Надо понимать, что духи наносят на наиболее нежные части тела, где температура выше. Да-да, там ещё поцелуи особо остро ощущаются, совершенно верно.
Где тут боговдохновенность? Это ж просто хорошая любовная лирика. Написана, скорее всего, в правление фараона Птолемея III, 246-221 годы до р.Х, он и Палестиной правил. Позже уже начались войны и восстания, когда не до лирики, раньше — ещё не усвоили культуры завоевателей. А в Песне Песней изобилуют не только образы из египетской лирики — уж с Египтом у евреев были, скажем деликатно, сношения задолго до Птолемеев, но и реалии греческой культуры, а Птолемеи — это ведь греки, за Александром Македонским дошедшие и до Иерусалима, и до Египта. Так что совершенно не случайны переклички Песни Песней с «Идиллиями» Феокрита — сицилийского грека, жившего при дворе Птолемея в столице Египта и создавшего эталонные «буколики». Конечно, не надо забывать и различий: египетская лирика, например, не идеализирует природу так, как Песнь Песней и Феокрит, но для буколических поэтов в любви не было ничего священного, а для евреев и египтян — было, хотя и в меньшей степени, чем для шумеров.

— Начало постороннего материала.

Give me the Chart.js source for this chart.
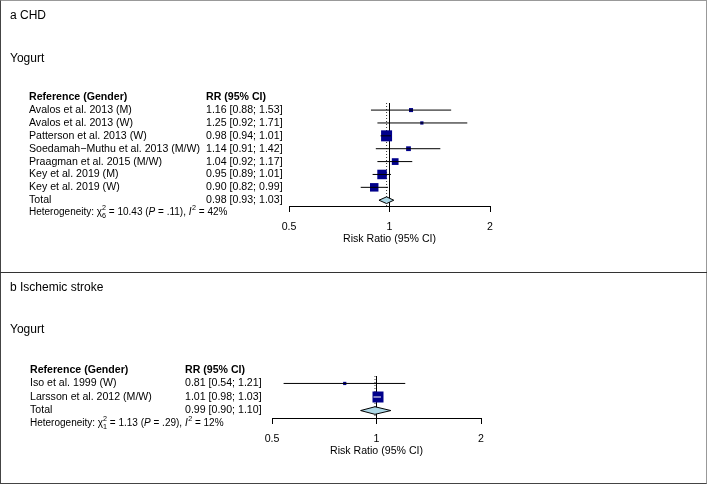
<!DOCTYPE html>
<html>
<head>
<meta charset="utf-8">
<script src="https://cdn.jsdelivr.net/npm/chart.js@4.4.0/dist/chart.umd.min.js"></script>
<style>
  html, body { margin: 0; padding: 0; background: #fff; }
  #frame { position: absolute; left: 0; top: 0; width: 707px; height: 484px; box-sizing: border-box;
           border-top: 1px solid #999; border-right: 1px solid #999; border-left: 1px solid #444; border-bottom: 1px solid #444; }
  #divider { position: absolute; left: 0; top: 272px; width: 707px; height: 1px; background: #333; }
  canvas { position: absolute; left: 0; }
</style>
</head>
<body>
<div id="frame"></div>
<canvas id="chartA" width="707" height="272" style="top:0px"></canvas>
<canvas id="chartB" width="707" height="210" style="top:273px"></canvas>
<div id="divider"></div>
<script>
// ---------- data ----------
const columnHeaders = ['Reference (Gender)', 'RR (95% CI)'];
const xTicks = [0.5, 1, 2];
const axisTitle = 'Risk Ratio (95% CI)';

// Panel a: CHD
const chdStudies = ['Avalos et al. 2013 (M)', 'Avalos et al. 2013 (W)', 'Patterson et al. 2013 (W)',
  'Soedamah\u2212Muthu et al. 2013 (M/W)', 'Praagman et al. 2015 (M/W)', 'Key et al. 2019 (M)', 'Key et al. 2019 (W)'];
const chdRR    = [1.16, 1.25, 0.98, 1.14, 1.04, 0.95, 0.90];
const chdLower = [0.88, 0.92, 0.94, 0.91, 0.92, 0.89, 0.82];
const chdUpper = [1.53, 1.71, 1.01, 1.42, 1.17, 1.01, 0.99];
const chdWeight = [4.3, 2.8, 32, 6, 12, 24, 19];
const chdTotal = [0.98, 0.93, 1.03];          // estimate, lower, upper
const chdHet = ['10.43', '6', '.11', '42'];   // chi2, df, P, I2

// Panel b: Ischemic stroke
const strokeStudies = ['Iso et al. 1999 (W)', 'Larsson et al. 2012 (M/W)'];
const strokeRR    = [0.81, 1.01];
const strokeLower = [0.54, 0.98];
const strokeUpper = [1.21, 1.03];
const strokeWeight = [8, 92];
const strokeTotal = [0.99, 0.90, 1.10];
const strokeHet = ['1.13', '1', '.29', '12'];

// ---------- drawing ----------
const FONT = '"Liberation Sans", Arial, Helvetica, sans-serif';
const FS = 10.6;

function drawHet(ctx, x, y, het, fs) {
  const base = fs + 'px ' + FONT, ital = 'italic ' + fs + 'px ' + FONT, small = (fs * 0.72) + 'px ' + FONT;
  const put = (t, font, dy) => { ctx.font = font; ctx.fillText(t, x, y + (dy || 0)); return ctx.measureText(t).width; };
  x += put('Heterogeneity: ', base);
  x += put('\u03C7', base);
  ctx.font = small;
  const w1 = ctx.measureText('2').width, w2 = ctx.measureText(het[1]).width;
  put('2', small, -fs * 0.42);
  put(het[1], small, fs * 0.32);
  x += Math.max(w1, w2);
  x += put(' = ' + het[0] + ' (', base);
  x += put('P', ital);
  x += put(' = ' + het[2] + '), ', base);
  x += put('I', ital) + 0.5;
  x += put('2', small, -fs * 0.42);
  put(' = ' + het[3] + '%', base);
}

const forestText = {
  id: 'forestText',
  afterDraw(chart, args, o) {
    const ctx = chart.ctx, ys = chart.scales.y;
    ctx.save();
    ctx.fillStyle = '#000';
    ctx.textBaseline = 'middle';
    ctx.textAlign = 'left';
    ctx.font = o.titleSize + 'px ' + FONT;
    ctx.fillText(o.title, 10, o.titleY);
    ctx.fillText(o.subgroup, 10, o.subY);
    const hy = ys.getPixelForValue(-1);
    ctx.font = 'bold ' + FS + 'px ' + FONT;
    ctx.fillText(columnHeaders[0], o.colName, hy);
    ctx.fillText(columnHeaders[1], o.colRR, hy);
    ctx.font = FS + 'px ' + FONT;
    const fmt = (a, b, c) => a.toFixed(2) + ' [' + b.toFixed(2) + '; ' + c.toFixed(2) + ']';
    o.studies.forEach((s, i) => {
      const yy = ys.getPixelForValue(i);
      ctx.fillText(s, o.colName, yy);
      ctx.fillText(fmt(o.rr[i], o.lower[i], o.upper[i]), o.colRR, yy);
    });
    const n = o.studies.length;
    const ty = ys.getPixelForValue(n);
    ctx.fillText('Total', o.colName, ty);
    ctx.fillText(fmt(o.total[0], o.total[1], o.total[2]), o.colRR, ty);
    drawHet(ctx, o.colName, ys.getPixelForValue(n + 1) - 0.5, o.het, 10);
    ctx.restore();
  }
};

function buildPanel(id, p) {
  const n = p.studies.length;
  const totalRow = n;
  const wmax = Math.max.apply(null, p.weight);
  const sides = p.weight.map(w => 11 * Math.sqrt(w / wmax));
  const squares = p.rr.map((v, i) => ({ x: v, y: i }));
  const ci = [];
  p.lower.forEach((l, i) => { ci.push({ x: l, y: i }, { x: p.upper[i], y: i }, { x: NaN, y: NaN }); });
  const est = p.total[0], tlo = p.total[1], thi = p.total[2];
  const dh = p.dh;
  const diamond = [{ x: tlo, y: totalRow }, { x: est, y: totalRow - dh }, { x: thi, y: totalRow },
                   { x: est, y: totalRow + dh }, { x: tlo, y: totalRow }];
  return new Chart(document.getElementById(id), {
    type: 'scatter',
    data: {
      datasets: [
        { label: 'ref', data: [{ x: 1, y: p.yMin }, { x: 1, y: p.yMax }], showLine: true,
          borderColor: '#000', borderWidth: 1, pointRadius: 0, order: 5 },
        { label: 'pooled', data: [{ x: est, y: p.yMin }, { x: est, y: p.yMax }], showLine: true,
          borderColor: '#333', borderWidth: 1, borderDash: [1, 2], pointRadius: 0, order: 4 },
        { label: 'diamond', data: diamond, showLine: true, fill: 'shape', backgroundColor: '#ADD8E6',
          borderColor: '#000', borderWidth: 1, pointRadius: 0, tension: 0, order: 3 },
        { label: 'squares', data: squares, pointStyle: 'rect', pointRadius: sides.map(s => s / Math.SQRT2),
          pointBackgroundColor: '#00008B', pointBorderColor: '#00008B', pointBorderWidth: 0, order: 2 },
        { label: 'ci', data: ci, showLine: true, spanGaps: false, pointRadius: 0, borderWidth: 1,
          borderColor: '#000', order: 1,
          segment: {
            borderColor: ctx => {
              const i = Math.floor(ctx.p0DataIndex / 3);
              const c = ctx.chart.scales.x.getPixelForValue(p.rr[i]);
              const h = sides[i] / 2;
              const a = Math.min(ctx.p0.x, ctx.p1.x), b = Math.max(ctx.p0.x, ctx.p1.x);
              return (a >= c - h && b <= c + h) ? '#fff' : '#000';
            }
          } }
      ]
    },
    options: {
      responsive: false, animation: false, events: [],
      layout: { padding: { left: p.left, right: p.right, top: p.top, bottom: p.bottom } },
      plugins: {
        legend: { display: false }, tooltip: { enabled: false },
        forestText: { title: p.title, titleY: p.titleY, subgroup: 'Yogurt', subY: p.subY, titleSize: 12,
          colName: p.colName, colRR: p.colRR, studies: p.studies, rr: p.rr, lower: p.lower, upper: p.upper,
          total: p.total, het: p.het }
      },
      scales: {
        x: {
          type: 'logarithmic', min: 0.5, max: 2,
          afterBuildTicks: s => { s.ticks = xTicks.map(v => ({ value: v })); },
          afterFit: s => { s.height = 39; },
          ticks: { callback: v => String(v), color: '#000', font: { family: FONT, size: FS }, padding: 9,
                   maxRotation: 0, autoSkip: false },
          grid: { drawOnChartArea: false, drawTicks: true, tickLength: 6, color: '#000', lineWidth: 1 },
          border: { display: true, color: '#000', width: 1 },
          title: { display: true, text: axisTitle, color: '#000', font: { family: FONT, size: FS }, padding: 0 }
        },
        y: { type: 'linear', display: false, reverse: true, min: p.yMin, max: p.yMax }
      }
    },
    plugins: [forestText]
  });
}

buildPanel('chartA', {
  title: 'a CHD', titleY: 16, subY: 59, colName: 29, colRR: 206,
  studies: chdStudies, rr: chdRR, lower: chdLower, upper: chdUpper, weight: chdWeight,
  total: chdTotal, het: chdHet, dh: 0.26,
  yMin: -0.55, yMax: 7.45, left: 289, right: 217, top: 103, bottom: 27
});
buildPanel('chartB', {
  title: 'b Ischemic stroke', titleY: 15, subY: 57, colName: 30, colRR: 185,
  studies: strokeStudies, rr: strokeRR, lower: strokeLower, upper: strokeUpper, weight: strokeWeight,
  total: strokeTotal, het: strokeHet, dh: 0.28,
  yMin: -0.55, yMax: 2.55, left: 272, right: 226, top: 103, bottom: 26
});
</script>
</body>
</html>
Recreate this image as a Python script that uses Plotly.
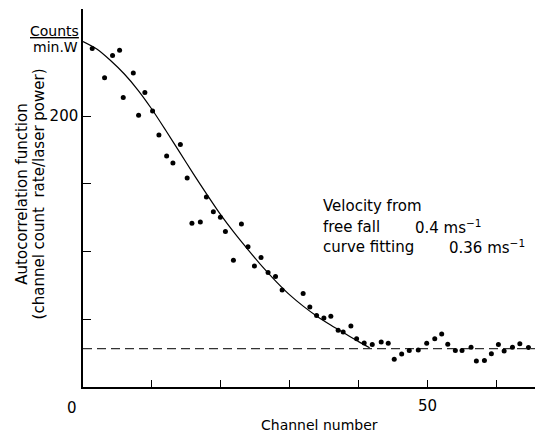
import plotly.graph_objects as go

# ---- data ----
channel = [1.34, 3.13, 4.29, 5.31, 5.84, 7.30, 8.07, 8.98, 10.10, 11.02, 12.14, 13.05, 14.13,
           15.12, 15.81, 17.03, 17.91, 18.92, 19.94, 20.67, 21.83, 22.99, 23.95, 24.88, 25.84,
           26.86, 27.94, 28.90, 31.95, 32.92, 33.90, 34.96, 35.97, 37.03, 37.76, 38.88, 39.71,
           40.81, 41.98, 43.28, 44.30, 45.17, 46.25, 47.35, 48.66, 49.88, 51.05, 52.06, 52.94,
           54.04, 55.01, 56.32, 57.09, 58.26, 59.27, 60.29, 61.12, 62.33, 63.40, 64.65]
counts = [249.9, 228.3, 244.6, 248.5, 213.6, 231.7, 200.5, 217.3, 203.7, 186.0, 170.5, 165.3, 178.9,
          154.2, 120.8, 121.8, 140.2, 129.4, 125.2, 114.7, 93.5, 120.3, 103.6, 89.3, 95.5,
          84.6, 81.5, 71.6, 69.0, 59.0, 52.7, 50.9, 52.2, 41.8, 40.6, 45.0, 35.7,
          32.5, 31.3, 33.2, 32.3, 20.4, 24.4, 26.9, 27.3, 32.3, 35.7, 39.1, 31.5,
          26.9, 26.9, 29.3, 19.2, 19.5, 24.6, 31.3, 26.6, 29.3, 32.0, 29.1]

fit_channel = [0, 2, 4, 6, 8, 10, 12, 14, 16, 18, 20, 22, 24, 26, 28, 30, 32, 34, 36, 38, 40, 41.6]
fit_counts = [255, 249.5, 241, 231, 219, 205, 189.5, 173.5, 157.5, 142, 127, 113.5, 101, 89, 78, 68,
              59.5, 52, 45.5, 39.5, 33.5, 29]

baseline_level = 28.3
x_limits = [0, 65.6]
y_limits = [0, 279]
x_major_ticks = [50]
x_minor_ticks = [10, 20, 30, 40, 60]
y_major_ticks = [200]
y_minor_ticks = [50, 100, 150]

FONT = "DejaVu Sans"

fig = go.Figure()

fig.add_trace(go.Scatter(x=x_limits, y=[baseline_level, baseline_level], mode="lines",
                         line=dict(color="#333333", width=1.2, dash="9px,5px"),
                         hoverinfo="skip", showlegend=False))
fig.add_trace(go.Scatter(x=fit_channel, y=fit_counts, mode="lines",
                         line=dict(color="black", width=1.2, shape="spline", smoothing=0.7),
                         showlegend=False))
fig.add_trace(go.Scatter(x=channel, y=counts, mode="markers",
                         marker=dict(color="black", size=5),
                         showlegend=False))

fig.update_layout(
    width=542, height=432,
    margin=dict(l=83, r=7, t=9, b=45),
    paper_bgcolor="white", plot_bgcolor="white",
    font=dict(family=FONT, size=15, color="black"),
    xaxis=dict(range=x_limits, showgrid=False, zeroline=False, showline=True,
               linecolor="black", linewidth=1.5, ticks="inside", ticklen=7,
               tickcolor="black", tickwidth=1, tickvals=x_major_ticks,
               ticklabelstandoff=4, tickfont=dict(size=15),
               minor=dict(tickvals=x_minor_ticks, ticks="inside", ticklen=7,
                          tickcolor="black", tickwidth=1, showgrid=False)),
    yaxis=dict(range=y_limits, showgrid=False, zeroline=False, showline=True,
               linecolor="black", linewidth=1.5, ticks="inside", ticklen=8,
               tickcolor="black", tickwidth=1, tickvals=y_major_ticks,
               tickfont=dict(size=15),
               minor=dict(tickvals=y_minor_ticks, ticks="inside", ticklen=8,
                          tickcolor="black", tickwidth=1, showgrid=False)),
)

ann = [
    dict(x=0, y=0, xref="x", yref="y", text="0", showarrow=False,
         xanchor="center", yanchor="top", xshift=-11, yshift=-10, font=dict(size=15)),
    dict(x=0.524, y=-0.1, xref="paper", yref="paper", text="Channel number", showarrow=False,
         xanchor="center", yanchor="middle", font=dict(size=14)),
    dict(x=0, y=262.5, xref="paper", yref="y", text="<u>Counts</u>", showarrow=False,
         xanchor="right", yanchor="middle", xshift=-2, font=dict(size=14)),
    dict(x=0, y=251.0, xref="paper", yref="y", text="min.W", showarrow=False,
         xanchor="right", yanchor="middle", xshift=-3, font=dict(size=14)),
    dict(x=-0.134, y=0.51, xref="paper", yref="paper", text="Autocorrelation function",
         showarrow=False, textangle=-90, xanchor="center", yanchor="middle", font=dict(size=15)),
    dict(x=-0.097, y=0.51, xref="paper", yref="paper", text="(channel count  rate/laser power)",
         showarrow=False, textangle=-90, xanchor="center", yanchor="middle", font=dict(size=15)),
    dict(x=34.6, y=133.6, xref="x", yref="y", text="Velocity from", showarrow=False,
         xanchor="left", yanchor="middle", font=dict(size=15)),
    dict(x=34.6, y=118.1, xref="x", yref="y", text="free fall", showarrow=False,
         xanchor="left", yanchor="middle", font=dict(size=15)),
    dict(x=47.9, y=118.1, xref="x", yref="y", text="0.4 ms<sup>\u22121</sup>", showarrow=False,
         xanchor="left", yanchor="middle", font=dict(size=15)),
    dict(x=34.6, y=103.0, xref="x", yref="y", text="curve fitting", showarrow=False,
         xanchor="left", yanchor="middle", font=dict(size=15)),
    dict(x=52.8, y=103.0, xref="x", yref="y", text="0.36 ms<sup>\u22121</sup>", showarrow=False,
         xanchor="left", yanchor="middle", font=dict(size=15)),
]
fig.update_layout(annotations=ann)

fig.write_html("out.html")
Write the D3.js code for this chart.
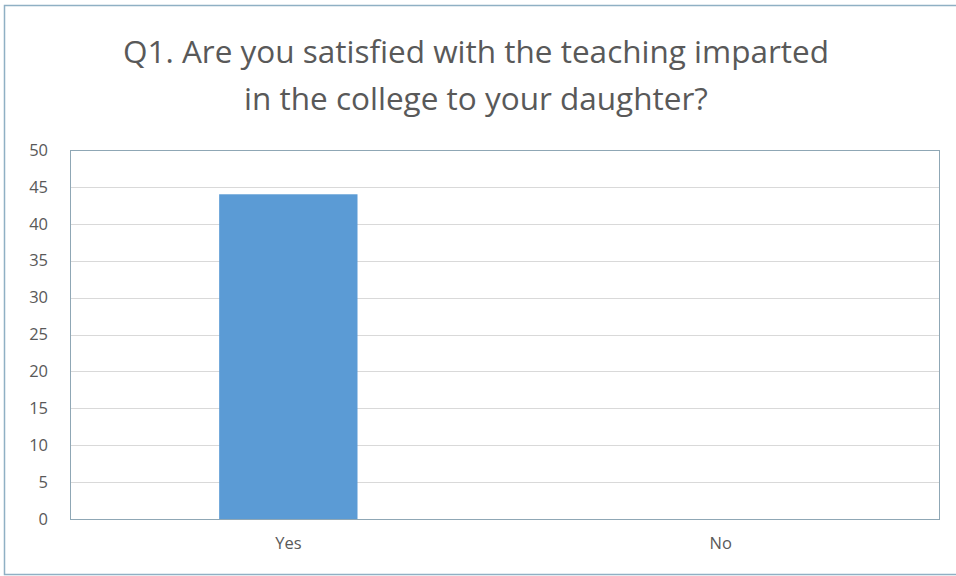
<!DOCTYPE html>
<html><head><meta charset="utf-8">
<script src="https://cdn.jsdelivr.net/npm/d3@7"></script>
<style>body{margin:0;background:#fff}svg{display:block}</style>
</head><body>
<script>
const titleLines = ["Q1. Are you satisfied with the teaching imparted", "in the college to your daughter?"];
const categories = ["Yes", "No"];
const values = [44, 0];
const yTicks = [0, 5, 10, 15, 20, 25, 30, 35, 40, 45, 50];

const W = 956, H = 576;
const m = {left: 70, right: 17, top: 150, bottom: 57};
const svg = d3.select("body").append("svg").attr("width", W).attr("height", H);

svg.append("rect").attr("x", 4.5).attr("y", 5.5).attr("width", W + 10).attr("height", H - 7)
  .attr("fill", "#fff").attr("stroke", "#8fb0c4").attr("stroke-width", 1.5);

const font = "'Open Sans', 'Liberation Sans', sans-serif";
svg.append("g").selectAll("text").data(titleLines).join("text")
  .attr("x", 476).attr("y", (d, i) => 63 + i * 47)
  .attr("text-anchor", "middle").attr("font-family", font).attr("font-size", 31.5)
  .attr("fill", "#595959").text(d => d);

const x = d3.scaleBand().domain(categories).range([m.left, W - m.right]).paddingInner(0.68).paddingOuter(0.345);
const y = d3.scaleLinear().domain([0, 50]).range([H - m.bottom, m.top]);

const grid = svg.append("g");
grid.selectAll("line").data(yTicks).join("line")
  .attr("x1", m.left).attr("x2", W - m.right)
  .attr("y1", d => Math.round(y(d)) + 0.5).attr("y2", d => Math.round(y(d)) + 0.5)
  .attr("stroke", "#d9d9d9").attr("stroke-width", 1);

svg.append("g").selectAll("rect").data(values).join("rect")
  .attr("x", (d, i) => x(categories[i])).attr("width", x.bandwidth())
  .attr("y", d => y(d)).attr("height", d => y(0) - y(d))
  .attr("fill", "#5b9bd5");

svg.append("rect").attr("x", m.left + 0.5).attr("y", m.top + 0.5)
  .attr("width", W - m.right - m.left).attr("height", H - m.bottom - m.top)
  .attr("fill", "none").attr("stroke", "#8fa7b5").attr("stroke-width", 1);

const yAxis = svg.append("g").attr("transform", `translate(${m.left},0)`)
  .call(d3.axisLeft(y).tickValues(yTicks).tickSize(0).tickPadding(22));
yAxis.select(".domain").remove();
yAxis.selectAll("text").attr("font-family", font).attr("font-size", 16.5).attr("fill", "#595959");

const xAxis = svg.append("g").attr("transform", `translate(0,${H - m.bottom})`)
  .call(d3.axisBottom(x).tickSize(0).tickPadding(18));
xAxis.select(".domain").remove();
xAxis.selectAll("text").attr("font-family", font).attr("font-size", 16.5).attr("fill", "#595959");
</script>
</body></html>
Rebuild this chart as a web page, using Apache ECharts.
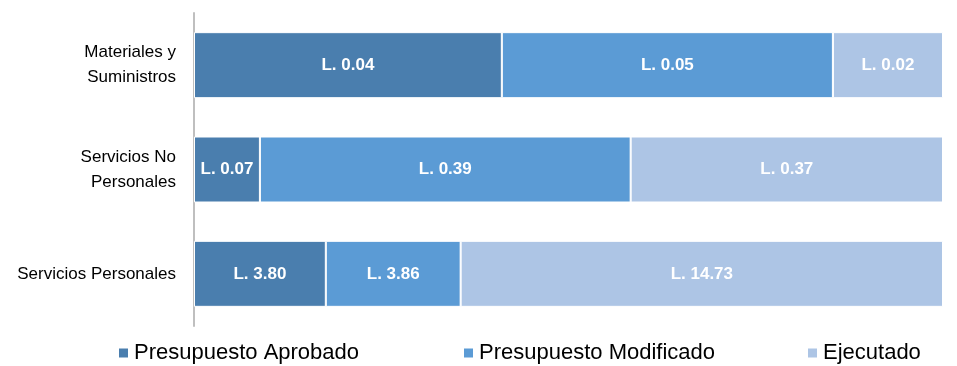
<!DOCTYPE html>
<html>
<head>
<meta charset="utf-8">
<script src="https://cdn.jsdelivr.net/npm/echarts@6/dist/echarts.min.js"></script>
<style>
  html, body { margin: 0; padding: 0; background: #fff; }
  #chart { width: 957px; height: 366px; }
</style>
</head>
<body>
<div id="chart"></div>
<script>
// categories, bottom to top
const categories = ["Servicios Personales", "Servicios No\nPersonales", "Materiales y\nSuministros"]
const seriesNames = ["Presupuesto Aprobado", "Presupuesto Modificado", "Ejecutado"]

// amounts shown on the labels (millions of L.)
const aprobado = [3.80, 0.07, 0.04]
const modificado = [3.86, 0.39, 0.05]
const ejecutado = [14.73, 0.37, 0.02]

// share of each bar (%)
const aprobadoShare = [17.6, 8.8, 41.1]
const modificadoShare = [18.0, 49.5, 44.2]
const ejecutadoShare = [64.4, 41.7, 14.7]

const colors = ["#4a7eae", "#5b9bd5", "#adc5e5"]
const font = "'Liberation Sans Narrow', 'Liberation Sans', Arial, sans-serif"

function makeSeries(name, shares, amounts, color) {
  return {
    name: name,
    type: "bar",
    stack: "total",
    barWidth: 66,
    itemStyle: { color: color, borderColor: "#fff", borderWidth: 1 },
    label: {
      show: true,
      position: "inside",
      color: "#fff",
      fontWeight: "bold",
      fontSize: 17,
      fontFamily: font,
      formatter: (p) => "L. " + amounts[p.dataIndex].toFixed(2)
    },
    data: shares
  }
}

const legendPos = [117, 462, 806]

const option = {
  animation: false,
  color: colors,
  grid: { left: 194, right: 14, top: 13, bottom: 40 },
  legend: seriesNames.map((n, i) => ({
    data: [n],
    left: legendPos[i],
    top: 342,
    padding: 0,
    icon: "rect",
    itemWidth: 11,
    itemHeight: 11,
    itemGap: 7,
    textStyle: { fontSize: 22, fontFamily: font, color: "#000" }
  })),
  xAxis: {
    type: "value",
    min: 0,
    max: 100,
    show: false
  },
  yAxis: {
    type: "category",
    data: categories,
    axisLine: { lineStyle: { color: "#bfbfbf", width: 2 } },
    axisTick: { show: false },
    axisLabel: {
      color: "#000",
      fontSize: 17,
      fontFamily: font,
      lineHeight: 25,
      margin: 18,
      align: "right"
    }
  },
  series: [
    makeSeries(seriesNames[0], aprobadoShare, aprobado, colors[0]),
    makeSeries(seriesNames[1], modificadoShare, modificado, colors[1]),
    makeSeries(seriesNames[2], ejecutadoShare, ejecutado, colors[2])
  ]
}

echarts.init(document.getElementById("chart")).setOption(option)
</script>
</body>
</html>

Искать в одной строфе боговдохновенности — занятие очень благодарное, совсем как разглядывать любимое лицо, но всё же отдадим богово — Богу. Библия — лишь часть Слова Божия, как вырезанные из газеты слова в анонимном письме — лишь часть письма, перемещённые из одного контекста совсем в другой. Вот это перемещение и есть дело Духа Божия, и делается это дело Духом Божьим, а не буквами. Как любовь делается любящими, а не феромонами.
Совершенно бесполезно искать Бога, пытаться любить Бога и веровать в Бога, если нет опыта человека, опыта любви к человеку и веры в человека — любви со всеми её запахами, ласками, с её жгучей навязчивостью, когда возбуждает всё, и при этом с невероятной избирательностью, которая порабощает и этим освобождает. Какое счастье, что такая любовь доступна вне зависимости от религиозности или политических взглядов. Ещё большее счастье — что путь любви открыт и тем, кто лишён опыта такой любви, что человек свободен любить даже, если он никогда не любил.